One fully-loaded blast of an indie horror anthology

Eduardo Sánchez offers comedic levity next in "El Vampiro," about a vampire lord who goes bloodsucking in Old Town but forgets it's Daylight Savings. Hemky Madera stars in this more slapstick vampiric jokeshow as he mind controls policemen like a "What We Do In The Shadows" gag or foolishly reminds his frustrated lover that he's her master, which ends with a slammed phone and backpedaled apologies. It's another emphatically gory display, but more in a midnighter classification where egg-tossing Halloween pests get their arms, heads, and hearts ripped apart — which we see happen in shadow silhouettes. Sánchez is having a grand ol' time tossing prosthetic limbs around while soaking his vampire's white shirt blood red, while Madera excels as an eternal husband who keeps eating his foot like a sitcom stooge.

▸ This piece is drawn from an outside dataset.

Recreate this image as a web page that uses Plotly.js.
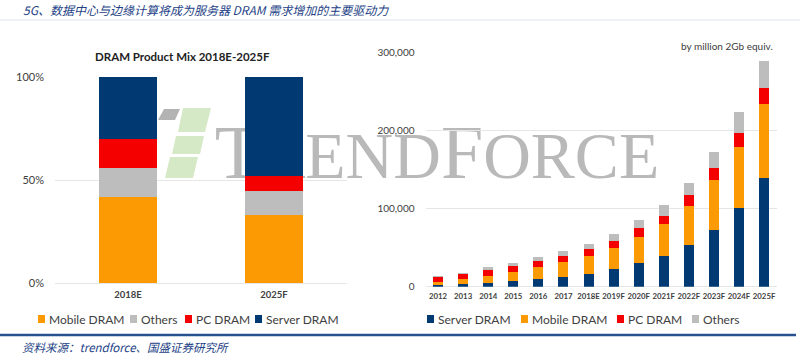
<!DOCTYPE html>
<html>
<head>
<meta charset="utf-8">
<script src="https://cdn.plot.ly/plotly-3.0.1.min.js"></script>
<style>html,body{margin:0;padding:0;background:#fff;}#chart{width:800px;height:357px;}</style>
</head>
<body>
<div id="chart"></div>
<script>
// ---- Left chart: DRAM product mix (%) ----
const mixYears = ['2018E', '2025F'];
const mixMobile = [41.6, 33.1];
const mixOthers = [14.1, 11.7];
const mixPC = [14.0, 7.3];
const mixServer = [30.3, 47.9];
const mixTicks = [0, 50, 100];
const mixTickText = ['0%', '50%', '100%'];

// ---- Right chart: demand by million 2Gb equiv. ----
const years = ['2012','2013','2014','2015','2016','2017','2018E','2019F','2020F','2021F','2022F','2023F','2024F','2025F'];
const serverVol = [2500, 3500, 4500, 7000, 9500, 12500, 16600, 22200, 30900, 39600, 52800, 72400, 100100, 138500];
const mobileVol = [3000, 6000, 9500, 11500, 15500, 19500, 23000, 27700, 33300, 40100, 50700, 63900, 78800, 95800];
const pcVol = [6500, 6300, 7400, 8000, 7900, 7200, 8200, 8900, 10400, 11300, 13700, 15200, 18300, 19700];
const othersVol = [2000, 2200, 3200, 4200, 4600, 6200, 7000, 8500, 10600, 13300, 15300, 21000, 26800, 35000];
const volTicks = [0, 100000, 200000, 300000];

const headerText = '5G、数据中心与边缘计算将成为服务器 DRAM 需求增加的主要驱动力';
const sourceText = '资料来源：trendforce、国盛证券研究所';
const leftTitle = 'DRAM Product Mix 2018E-2025F';
const unitText = 'by million 2Gb equiv.';
const watermark = 'T<span style="font-size:66px">REND</span>F<span style="font-size:66px">ORCE</span>';

const C = {server:'#013a72', mobile:'#fb9a02', pc:'#f40000', others:'#bdbdbd'};
const W = 800, H = 357;
const X = p => p / W;
const Y = p => 1 - p / H;
const FONT = 'Lato, "Open Sans", sans-serif';
const txt = '#404040';

function bar(name, x, y, color, xa, ya) {
  return {type:'bar', name:name, x:x, y:y, marker:{color:color, line:{width:0}},
          xaxis:xa, yaxis:ya, showlegend:false, hoverinfo:'skip'};
}

const data = [
  bar('Mobile DRAM', mixYears, mixMobile, C.mobile, 'x', 'y'),
  bar('Others', mixYears, mixOthers, C.others, 'x', 'y'),
  bar('PC DRAM', mixYears, mixPC, C.pc, 'x', 'y'),
  bar('Server DRAM', mixYears, mixServer, C.server, 'x', 'y'),
  bar('Server DRAM', years, serverVol, C.server, 'x2', 'y2'),
  bar('Mobile DRAM', years, mobileVol, C.mobile, 'x2', 'y2'),
  bar('PC DRAM', years, pcVol, C.pc, 'x2', 'y2'),
  bar('Others', years, othersVol, C.others, 'x2', 'y2')
];

// legend rows (text start x in px for each trace, in trace order)
const legendTextX = [48, 140, 195, 265, 437, 531, 627, 702];
const legendY = 319;
const legendShapes = [], legendAnns = [];
data.forEach((tr, i) => {
  const tx = legendTextX[i];
  legendShapes.push({type:'rect', xref:'paper', yref:'paper', x0:X(tx - 10), x1:X(tx - 3),
    y0:Y(legendY + 4), y1:Y(legendY - 4), line:{width:0}, fillcolor:tr.marker.color});
  legendAnns.push({text:tr.name, xref:'paper', yref:'paper', x:X(tx - 1), y:Y(legendY), xanchor:'left',
    yanchor:'middle', showarrow:false, font:{family:FONT, size:12, color:txt}});
});

const logoGray = `M${X(164)},${Y(109)} L${X(180)},${Y(109)} L${X(175)},${Y(120)} L${X(158)},${Y(120)} Z`;
const logoG1 = `M${X(183)},${Y(108)} L${X(211)},${Y(108)} L${X(205)},${Y(132)} L${X(178)},${Y(132)} Z`;
const logoG2 = `M${X(176)},${Y(136)} L${X(204)},${Y(136)} L${X(200)},${Y(154)} L${X(172)},${Y(154)} Z`;
const logoG3 = `M${X(170)},${Y(157)} L${X(198)},${Y(157)} L${X(193)},${Y(178)} L${X(165)},${Y(178)} Z`;

const layout = {
  width: W, height: H,
  margin: {l:0, r:0, t:0, b:0, pad:0},
  paper_bgcolor: '#ffffff',
  plot_bgcolor: 'rgba(0,0,0,0)',
  barmode: 'stack',
  bargap: 0.6,
  showlegend: false,
  title: {text: headerText, x: X(23), xanchor:'left', y: Y(11), yanchor:'middle',
          font: {family:'"Noto Sans CJK SC", sans-serif', size:12, color:'#243f86', style:'italic'}},
  xaxis: {domain:[X(55), X(347)], type:'category', showgrid:false, showline:false, ticks:'',
          tickangle:0, ticklabelstandoff:4,
          tickfont:{family:FONT, size:9.5, color:txt, weight:'bold'}, fixedrange:true},
  yaxis: {domain:[Y(283.3), Y(76.7)], range:[0, 100], tickmode:'array', tickvals:mixTicks, ticktext:mixTickText,
          showgrid:true, gridcolor:'#e6e6e6', gridwidth:1, zeroline:true, zerolinecolor:'#e6e6e6',
          showline:false, ticks:'', ticklabelstandoff:10,
          tickfont:{family:FONT, size:11, color:txt}, fixedrange:true},
  xaxis2: {domain:[X(425.5), X(776.6)], type:'category', anchor:'y2', showgrid:false, showline:false, ticks:'',
           tickangle:0, ticklabelstandoff:3,
           tickfont:{family:FONT, size:7.8, color:txt, weight:'bold'}, fixedrange:true},
  yaxis2: {domain:[Y(286.7), Y(52.3)], anchor:'x2', range:[0, 300000], tickvals:volTicks, tickformat:',d',
           showgrid:true, gridcolor:'#e6e6e6', gridwidth:1, zeroline:true, zerolinecolor:'#e6e6e6',
           showline:false, ticks:'', ticklabelstandoff:10,
           tickfont:{family:FONT, size:10, color:txt}, fixedrange:true},
  annotations: [
    {text: leftTitle, xref:'paper', yref:'paper', x:X(182), y:Y(57), xanchor:'center', yanchor:'middle',
     showarrow:false, font:{family:FONT, size:11.5, color:'#222', weight:'bold'}},
    {text: unitText, xref:'paper', yref:'paper', x:X(775), y:Y(46), xanchor:'right', yanchor:'middle',
     showarrow:false, font:{family:FONT, size:10, color:txt}},
    {text: sourceText, xref:'paper', yref:'paper', x:X(20), y:Y(347), xanchor:'left', yanchor:'middle',
     showarrow:false, font:{family:'"Noto Sans CJK SC", sans-serif', size:11.5, color:'#243f86', style:'italic'}}
  ].concat(legendAnns),
  shapes: [
    {type:'rect', xref:'paper', yref:'paper', x0:X(212), x1:X(662), y0:Y(178), y1:Y(110), layer:'below',
     line:{width:0}, fillcolor:'rgba(0,0,0,0)',
     label:{text: watermark, textposition:'middle center',
            font:{family:'"Liberation Serif", serif', size:76, color:'#b9b9b9'}}},
    {type:'path', xref:'paper', yref:'paper', path:logoGray, layer:'below', line:{width:0}, fillcolor:'#b3b3b3'},
    {type:'path', xref:'paper', yref:'paper', path:logoG1, layer:'below', line:{width:0}, fillcolor:'#d6e9c6'},
    {type:'path', xref:'paper', yref:'paper', path:logoG2, layer:'below', line:{width:0}, fillcolor:'#d6e9c6'},
    {type:'path', xref:'paper', yref:'paper', path:logoG3, layer:'below', line:{width:0}, fillcolor:'#d6e9c6'},
    {type:'line', xref:'paper', yref:'paper', x0:0, x1:1, y0:Y(20), y1:Y(20), line:{color:'#dfe4ec', width:1}},
    {type:'line', xref:'paper', yref:'paper', x0:0, x1:X(796), y0:Y(335), y1:Y(335), line:{color:'#27508f', width:2.5}}
  ].concat(legendShapes)
};

Plotly.newPlot('chart', data, layout, {staticPlot:true, displayModeBar:false});
</script>
</body>
</html>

Gigi Saul Guerrero brings nature-based cultural significance to "Nahuales," a sacrificial kidnapping that pits De la Cruz (Ari Gallegos) against humans who possess the power to transform spiritually or physically into an animal form. There's early paranoia as De la Cruz skittishly reaches a safehouse, pointing his shotgun at a doorway, which devolves into a torture scenario after being captured as witchy Madre Tierra (Gabriela Ruíz) informs De la Cruz that he hecked up real bad. Guerrero brings her ensemble into the woods, spills bowls full of blood that gets slathered on bodies, and allows Madre Tierra to become her animalistic self. After the morbid merriment of "El Vampiro?" "Nahuales" drags us kicking and screaming into Mexican folklore, like an offering of sticky-slimy violence to the horror gods that highlights Guerrero's dirtier and more punishing practical effects.

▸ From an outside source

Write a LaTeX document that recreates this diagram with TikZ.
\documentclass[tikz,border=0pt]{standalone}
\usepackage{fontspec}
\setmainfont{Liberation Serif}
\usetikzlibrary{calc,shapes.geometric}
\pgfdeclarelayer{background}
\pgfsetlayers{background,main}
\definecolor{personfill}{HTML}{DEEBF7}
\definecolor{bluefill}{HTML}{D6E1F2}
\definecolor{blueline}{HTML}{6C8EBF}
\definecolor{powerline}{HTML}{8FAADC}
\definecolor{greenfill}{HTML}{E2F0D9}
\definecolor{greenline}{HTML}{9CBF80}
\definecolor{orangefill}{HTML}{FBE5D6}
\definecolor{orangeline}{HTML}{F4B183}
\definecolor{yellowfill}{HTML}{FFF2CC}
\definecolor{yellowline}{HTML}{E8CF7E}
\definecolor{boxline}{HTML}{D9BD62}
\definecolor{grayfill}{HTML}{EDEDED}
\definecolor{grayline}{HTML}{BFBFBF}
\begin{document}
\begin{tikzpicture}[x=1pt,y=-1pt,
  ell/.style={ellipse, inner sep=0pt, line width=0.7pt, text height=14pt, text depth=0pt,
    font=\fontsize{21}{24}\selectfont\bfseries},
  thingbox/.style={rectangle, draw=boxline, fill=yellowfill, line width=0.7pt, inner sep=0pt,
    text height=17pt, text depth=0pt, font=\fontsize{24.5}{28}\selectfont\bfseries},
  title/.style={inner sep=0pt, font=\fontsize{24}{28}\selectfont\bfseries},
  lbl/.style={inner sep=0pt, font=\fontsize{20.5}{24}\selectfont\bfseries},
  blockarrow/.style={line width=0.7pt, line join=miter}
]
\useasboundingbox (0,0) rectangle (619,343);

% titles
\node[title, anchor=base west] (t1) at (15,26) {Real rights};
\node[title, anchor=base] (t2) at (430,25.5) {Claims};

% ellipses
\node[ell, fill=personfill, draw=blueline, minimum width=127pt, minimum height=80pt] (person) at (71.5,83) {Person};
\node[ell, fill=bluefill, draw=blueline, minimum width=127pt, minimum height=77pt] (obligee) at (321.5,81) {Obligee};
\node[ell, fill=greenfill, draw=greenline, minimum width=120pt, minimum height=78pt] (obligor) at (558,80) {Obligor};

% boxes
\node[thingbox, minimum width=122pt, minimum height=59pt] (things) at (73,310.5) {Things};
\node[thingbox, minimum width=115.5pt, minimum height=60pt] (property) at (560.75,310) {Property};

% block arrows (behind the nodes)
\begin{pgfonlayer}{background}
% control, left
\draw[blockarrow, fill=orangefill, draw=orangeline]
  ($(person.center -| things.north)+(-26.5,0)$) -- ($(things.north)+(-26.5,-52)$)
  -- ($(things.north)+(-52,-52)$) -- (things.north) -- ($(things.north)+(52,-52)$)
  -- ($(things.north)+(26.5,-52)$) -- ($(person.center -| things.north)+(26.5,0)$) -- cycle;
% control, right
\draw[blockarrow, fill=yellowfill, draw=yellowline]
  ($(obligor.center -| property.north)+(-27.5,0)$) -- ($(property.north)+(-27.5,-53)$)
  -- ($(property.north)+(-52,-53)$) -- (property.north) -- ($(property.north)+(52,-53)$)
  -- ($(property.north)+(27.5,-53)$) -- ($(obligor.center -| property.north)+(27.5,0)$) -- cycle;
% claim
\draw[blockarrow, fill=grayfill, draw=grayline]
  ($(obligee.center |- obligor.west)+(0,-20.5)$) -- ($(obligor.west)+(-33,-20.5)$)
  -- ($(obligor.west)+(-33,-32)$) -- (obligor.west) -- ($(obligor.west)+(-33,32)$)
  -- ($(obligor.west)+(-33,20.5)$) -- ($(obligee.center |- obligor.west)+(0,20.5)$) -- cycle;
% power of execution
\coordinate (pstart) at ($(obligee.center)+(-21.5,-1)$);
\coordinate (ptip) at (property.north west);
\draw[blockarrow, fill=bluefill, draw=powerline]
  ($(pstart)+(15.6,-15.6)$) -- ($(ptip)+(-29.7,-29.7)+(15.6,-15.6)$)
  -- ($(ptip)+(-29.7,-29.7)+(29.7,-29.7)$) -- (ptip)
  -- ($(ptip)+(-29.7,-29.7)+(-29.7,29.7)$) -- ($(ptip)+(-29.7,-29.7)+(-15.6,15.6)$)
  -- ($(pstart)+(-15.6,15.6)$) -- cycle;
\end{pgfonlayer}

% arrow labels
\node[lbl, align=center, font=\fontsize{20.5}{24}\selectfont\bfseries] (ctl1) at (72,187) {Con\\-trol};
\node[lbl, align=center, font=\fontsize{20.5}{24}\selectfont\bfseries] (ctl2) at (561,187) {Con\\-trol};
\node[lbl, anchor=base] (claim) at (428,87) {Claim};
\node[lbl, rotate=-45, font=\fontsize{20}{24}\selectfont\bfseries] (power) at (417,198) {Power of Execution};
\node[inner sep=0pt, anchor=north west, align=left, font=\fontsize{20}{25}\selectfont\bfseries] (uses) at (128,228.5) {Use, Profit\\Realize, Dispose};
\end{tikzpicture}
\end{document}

Finally, we have Alejandro Brugués' "The Hammer of Zanzibar," another funnybone entry, with respects paid to "Evil Dead." Malcolm (Jonah Ray Rodrigues) reunites with an ex at the restaurant where she broke things off because it's not really his former lover — it's King Zombie (Morgana Ignis). Brugués' blending of horror and comedy goes a long way as Malcolm refuses to give King Zombie the cursed recording in his possession, now with his original "I'm Gonna Kill You" bonus song. Jonah Ray's reactions are hilarious, whether hearing about the repeated sexual encounters The Mystic Museum's owner had with a Zanzibarian deity or bashing King Zombie with the phallic Hammer of Zanzibar. "Evil Dead" comparisons are in milky Deadite peepers and Bruce Campbell performance nods, although never as badass — which Ray doesn't try to assert. Fans of "Juan of the Dead" will seek the same pleasures in "The Hammer of Zanzibar," as Malcolm is hurled around like a rag doll until leveling the odds.

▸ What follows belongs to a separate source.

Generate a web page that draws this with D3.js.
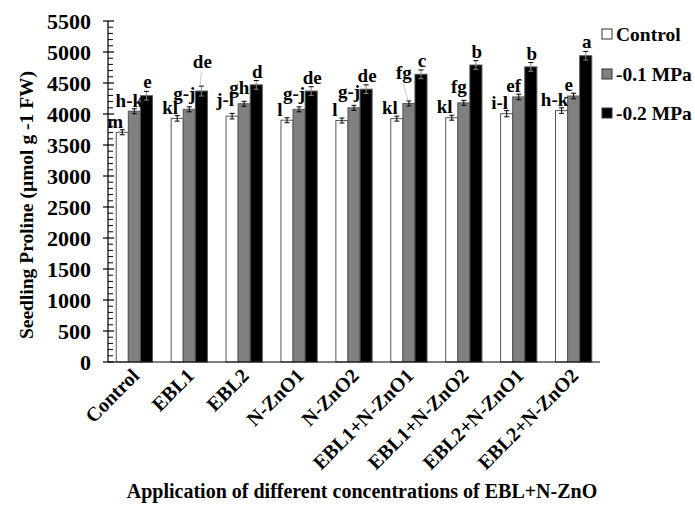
<!DOCTYPE html>
<html>
<head>
<meta charset="utf-8">
<script src="https://cdn.jsdelivr.net/npm/d3@7"></script>
<style>
  html, body { margin: 0; padding: 0; background: #fff; }
  svg { display: block; font-family: "Liberation Serif", "Times New Roman", serif; font-weight: bold; }
</style>
</head>
<body>
<svg id="chart" width="695" height="510"></svg>
<script>
// ---------- data ----------
const categories = ["Control", "EBL1", "EBL2", "N-ZnO1", "N-ZnO2", "EBL1+N-ZnO1", "EBL1+N-ZnO2", "EBL2+N-ZnO1", "EBL2+N-ZnO2"];
const seriesNames = ["Control", "-0.1 MPa", "-0.2 MPa"];
const controlValues = [3705, 3930, 3965, 3900, 3895, 3925, 3940, 4005, 4055];
const mpa01Values   = [4045, 4075, 4165, 4075, 4100, 4170, 4180, 4275, 4290];
const mpa02Values   = [4295, 4370, 4470, 4370, 4400, 4640, 4790, 4760, 4940];
const controlErr = [40, 45, 45, 40, 40, 40, 40, 50, 45];
const mpa01Err   = [40, 40, 40, 40, 40, 40, 40, 45, 45];
const mpa02Err   = [70, 80, 70, 70, 70, 70, 70, 70, 70];
const controlLetters = ["m", "kl", "j-l", "l", "l", "kl", "kl", "i-l", "h-k"];
const mpa01Letters   = ["h-k", "g-j", "gh", "g-j", "g-j", "fg", "fg", "ef", "e"];
const mpa02Letters   = ["e", "de", "d", "de", "de", "c", "b", "b", "a"];
const yTicks = [0, 500, 1000, 1500, 2000, 2500, 3000, 3500, 4000, 4500, 5000, 5500];
const yMinorStep = 100;
// labels that sit higher with a thin leader line
const raisedLabels = [["EBL1", "-0.2 MPa"], ["EBL1+N-ZnO1", "-0.1 MPa"]];

const yLabel = "Seedling Proline (\u00b5mol g -1 FW)";
const xLabel = "Application of different concentrations of EBL+N-ZnO";

// ---------- build table ----------
const valuesBySeries = [controlValues, mpa01Values, mpa02Values];
const errBySeries = [controlErr, mpa01Err, mpa02Err];
const lettersBySeries = [controlLetters, mpa01Letters, mpa02Letters];
const fills = ["#ffffff", "#808080", "#000000"];

const rows = [];
categories.forEach((c, i) => {
  seriesNames.forEach((s, j) => {
    rows.push({cat: c, series: s, si: j, value: valuesBySeries[j][i], err: errBySeries[j][i], letter: lettersBySeries[j][i]});
  });
});

// ---------- layout ----------
const svg = d3.select("#chart");
const mLeft = 108, mRight = 600, mTop = 21, mBottom = 362;

const x0 = d3.scaleBand().domain(categories).range([mLeft, mRight]).paddingInner(0.34).paddingOuter(0.15);
const x1 = d3.scaleBand().domain(seriesNames).range([0, x0.bandwidth()]).padding(0);
const y = d3.scaleLinear().domain([0, 5500]).range([mBottom, mTop]);

// bars
const g = svg.append("g");
g.selectAll("rect.bar").data(rows).join("rect")
  .attr("class", "bar")
  .attr("x", d => x0(d.cat) + x1(d.series))
  .attr("y", d => y(d.value))
  .attr("width", x1.bandwidth())
  .attr("height", d => y(0) - y(d.value))
  .attr("fill", d => fills[d.si])
  .attr("stroke", "#555")
  .attr("stroke-width", 1);

// error bars
const eb = g.selectAll("g.err").data(rows).join("g").attr("class", "err");
const cx = d => x0(d.cat) + x1(d.series) + x1.bandwidth() / 2;
eb.append("line")
  .attr("x1", cx).attr("x2", cx)
  .attr("y1", d => y(d.value + d.err)).attr("y2", d => y(d.value - d.err))
  .attr("stroke", d => d.si === 2 ? "#888" : "#000").attr("stroke-width", 1);
eb.append("line")
  .attr("x1", d => cx(d) - 2.5).attr("x2", d => cx(d) + 2.5)
  .attr("y1", d => y(d.value + d.err)).attr("y2", d => y(d.value + d.err))
  .attr("stroke", "#000").attr("stroke-width", 1);
eb.append("line")
  .attr("x1", d => cx(d) - 2.5).attr("x2", d => cx(d) + 2.5)
  .attr("y1", d => y(d.value - d.err)).attr("y2", d => y(d.value - d.err))
  .attr("stroke", d => d.si === 2 ? "#888" : "#000").attr("stroke-width", 1);

// letters
const isRaised = d => raisedLabels.some(r => r[0] === d.cat && r[1] === d.series);
const hasDesc = d => /[gjpqy]/.test(d.letter);
const labelX = d => cx(d) + (d.si === 2 ? 1 : d.si === 0 ? -7 : -5);
const labelY = d => y(d.value + d.err) - (d.si === 2 ? 3 : 2) - (hasDesc(d) ? 5 : 0) - (isRaised(d) ? 15 : 0);
g.selectAll("line.leader").data(rows.filter(isRaised)).join("line")
  .attr("class", "leader")
  .attr("x1", d => labelX(d) - 1).attr("x2", d => cx(d) - 1)
  .attr("y1", d => labelY(d) + 4).attr("y2", d => y(d.value + d.err) - 1)
  .attr("stroke", "#bbb").attr("stroke-width", 0.8);
g.selectAll("text.letter").data(rows).join("text")
  .attr("class", "letter")
  .attr("x", labelX)
  .attr("y", labelY)
  .attr("text-anchor", "middle")
  .attr("font-size", 19)
  .attr("fill", "#000")
  .text(d => d.letter);

// y axis
const ax = svg.append("g");
ax.append("line").attr("x1", mLeft).attr("x2", mLeft).attr("y1", y(0)).attr("y2", y(5500)).attr("stroke", "#000").attr("stroke-width", 1.2);
const minor = d3.range(0, 5500 + 1, yMinorStep).filter(v => v % 500 !== 0);
ax.selectAll("line.minor").data(minor).join("line")
  .attr("x1", mLeft).attr("x2", mLeft + 5)
  .attr("y1", d => y(d)).attr("y2", d => y(d))
  .attr("stroke", "#000").attr("stroke-width", 1);
ax.selectAll("line.major").data(yTicks).join("line")
  .attr("x1", mLeft - 5).attr("x2", mLeft + 6)
  .attr("y1", d => y(d)).attr("y2", d => y(d))
  .attr("stroke", "#000").attr("stroke-width", 1.2);
ax.selectAll("text.ytick").data(yTicks).join("text")
  .attr("x", mLeft - 17).attr("y", d => y(d))
  .attr("dy", "0.35em")
  .attr("text-anchor", "end")
  .attr("font-size", 22)
  .text(d => d);

// x axis
svg.append("line").attr("x1", mLeft).attr("x2", mRight).attr("y1", y(0)).attr("y2", y(0)).attr("stroke", "#000").attr("stroke-width", 1.2);
svg.selectAll("text.xtick").data(categories).join("text")
  .attr("class", "xtick")
  .attr("transform", c => `translate(${x0(c) + x0.bandwidth() / 2 + 6},${mBottom + 15}) rotate(-45)`)
  .attr("text-anchor", "end")
  .attr("font-size", 20)
  .text(c => c);

// axis titles
svg.append("text")
  .attr("transform", `translate(33,205) rotate(-90)`)
  .attr("text-anchor", "middle")
  .attr("font-size", 19.5)
  .text(yLabel);
svg.append("text")
  .attr("x", 362).attr("y", 498)
  .attr("text-anchor", "middle")
  .attr("font-size", 20)
  .text(xLabel);

// legend
const legendY = [34, 74, 113];
const lg = svg.selectAll("g.legend").data(seriesNames).join("g").attr("class", "legend")
  .attr("transform", (s, i) => `translate(602,${legendY[i]})`);
lg.append("rect").attr("x", 0).attr("y", -5).attr("width", 10).attr("height", 10)
  .attr("fill", (s, i) => fills[i]).attr("stroke", "#333").attr("stroke-width", 1);
lg.append("text").attr("x", 14).attr("y", 0).attr("dy", "0.35em")
  .attr("font-size", 19.5).text(s => s);
</script>
</body>
</html>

"Satanic Hispanics" isn't impenetrable — one or two segments could use shortening, its lower budget shows, and comedy routines don't exclusively land — but it is one fully-loaded blast of an indie horror anthology. At the intersection of representation and international storytelling exists bounties like this filled with cackling creature transformations, mystical reaper-killer weaponry, and originality that's nothing but retold bedtime stories from other countries. When firing on all cylinders, viewers might presume that everyone behind "Satanic Hispanics" shares the same brain. There's a fluidity that strikes multiple horror nerves while offering varied experiences from gut-clenching laughs to squirm-in-discomfort scariness. Horror anthologies nor the horror genre benefit from segregation — "Satanic Hispanics" is just another recommendable step in the correctly inclusive direction.